15. The second submission of Mr. Tulzapurkar in this connection was that Late Shri Vinayakrao was a professional sculptor and his business depended on his personal skill. It could not devolve on anybody. He had stopped working during his life time. Mr. Tulzapurkar relied upon the observations of King's Bench Division in the case of Stuchbery and Ors. v. General Accident Fire and Life Assurance Corporation Ltd. reported in (1949) 2 KB 256. That was in the context of profession of Solicitor and it is observed therein at pages 266 and 267 that there is a distinction between a profession such as that of Solicitor and other professions or businesses. A professional man is selected for his professional skill. Lord Denning thereafter observed on page 276 of that judgment as follows:-

'..... The goodwill of the partners of a professional firm does not, as a rule, adhere to the premsies on which they carry on their practice. It depends on their own personal qualities, on their reputation with their clients, and their name and connexion. It does not depend on their precise address.....'

Mr. Tulzapurkar submitted that Late Shri Vinayakrao being a Sculptor, his good will ended when he died. Subsequently, it was Brahmesh, who carried on the business and developed his goodwill. It was no longer the business of the deceased Vinayakrao in the year 1997 when the Award was made and, therefore, the question of selling the business as a going concern did not arise. He relied upon a judgment of the Division Bench in the case of Jayprakash S. Mandare v. Laxminarayan M. Mundade and Ors. reported in 1983 Mh.L.J. 362 in support wherein the Court observed in para-11 that the business must be a live business, a going business.

16. The Arbitrator has directed sale of the business of WFAS together with its stock-in-trade, goods, raw material, equipment and goodwill and incidental to the business the tenancy rights. Support is taken for such an action from the Government Notification of 24th September 1948 issued under Section 15 of the Bombay Rent Act. Section 15 of the Rent Act does not permit a transfer of the premsies of a tenant in the absence of a contract to the contrary. The proviso to Sub-section (1), however, lays down that the State Government may permit transfer in certain situations. Section 15(1) reads as follows:-

'15. [In absence of contract to the contrary, tenant not to sub-let or transfer] [or to give on licence]

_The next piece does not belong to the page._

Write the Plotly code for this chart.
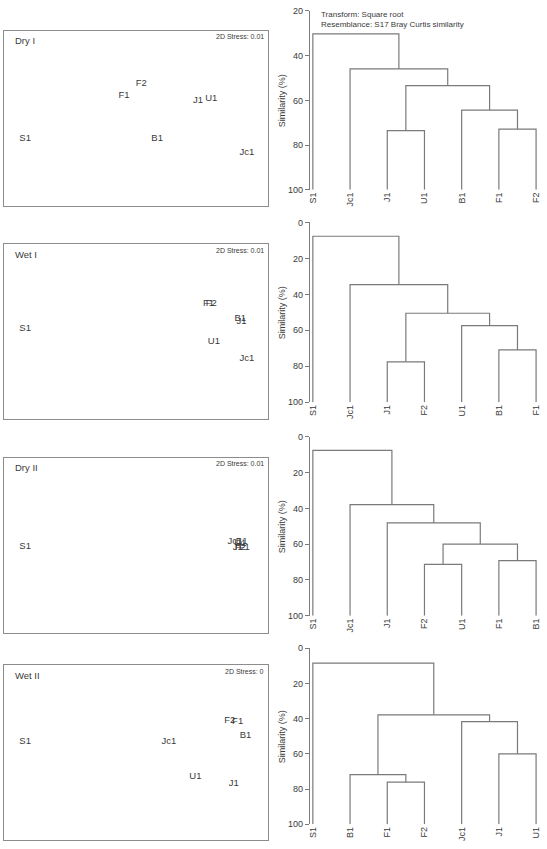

(1) Notwithstanding anything contained in any law that subject to any contract to the contrary, it shall not be lawful after the coming into operation of this Act for any tenant to sub-let the whole or any part of the premises let to him or to assign or transfer in any other manner his interest therein and after the date of commencement of the Bombay Rents, Hotel and Lodging House Rates Control (Amendment) Act, 1973, for any tenant to give on licence the whole or part of such premsies: Provided that the State Government may by notification in the Official Gazette, permit in any area the transfer of interest in premises held under such leases or class of leases or the giving on licence any premises or class of premises and no such extent as may be specified in the notification.'

The Notification of 24th September 1948 permitted the following transfer or assignment:-

'(2) Transfer or assignment incidental to the sale of a business as a going concern together with the stock-in-trade and the good-will thereof, provided that the transfer or assignment is of the entire interest of the transferor or assignor in such lease-hold premises together with the business and the stock-in-trade and good-will thereof.'

17. Mr. Tulzapurkar submitted that in 1997 when the Award was being made, the business of deceased Vinayakrao was not in existence. Shri Vinayakrao died in the year 1958. Much prior thereto, he had stopped his participation in the activities of the studio. It was only Brahmesh who was carrying on the activity as a Sculptor. Even Mahabaleshwar was a Painter. Admittedly, since 1963-64,Mahabaleshwar had left the residential premises and stopped his participation in the studio and had started his own studio in a different name at Mahim. The profession of a sculptor depends on personal skill. Thereafter Brahmesh alone is running the business in these premises. The Suit is filed in the year 1990 and the Award was being made in the year 1997. He further submitted that thus in the guise of sale of business, stock-in-trade, goodwill etc. what was being sold along therewith were the tenancy rights in the studio and in the godown. Mr. Tulzapurkar then submitted that apart from the fact that there was no such goodwill of Shri Vinayakrao remaining in 1997, the studio and the godown were in the exclusive possession of Brahmesh who was running them. It was he, who was paying the rent to the landlord, may be in the name of WFAS. It was, therefore, his tenancy which was protected under Section 5(11)(c)(ii) of the Rent Act inasmuch as it was he who was running the business and using the premises for that business at the time of the death of Shri Vinayakrao and even thereafter exclusively. He pointed out that the Statement of Claim contained a submission that the tenancy rights devolved on all heirs. As against that, it was specifically pleaded in Para-13 of the Written Statement that the estate of the deceased did not include the tenancy. Thus, whether the tenancy devolved on all the heirs or whether only Brahmesh got the protection under Section 5(11)(c)(ii) of the Rent Act was a question squarely arising in the proceedings. Mr. Tulzapurkar submitted that under Section 28 of the Bombay Rent Act, it was the Small Causes Court alone which had jurisdiction to decide this question and the Arbitrator had no jurisdiction to decide it.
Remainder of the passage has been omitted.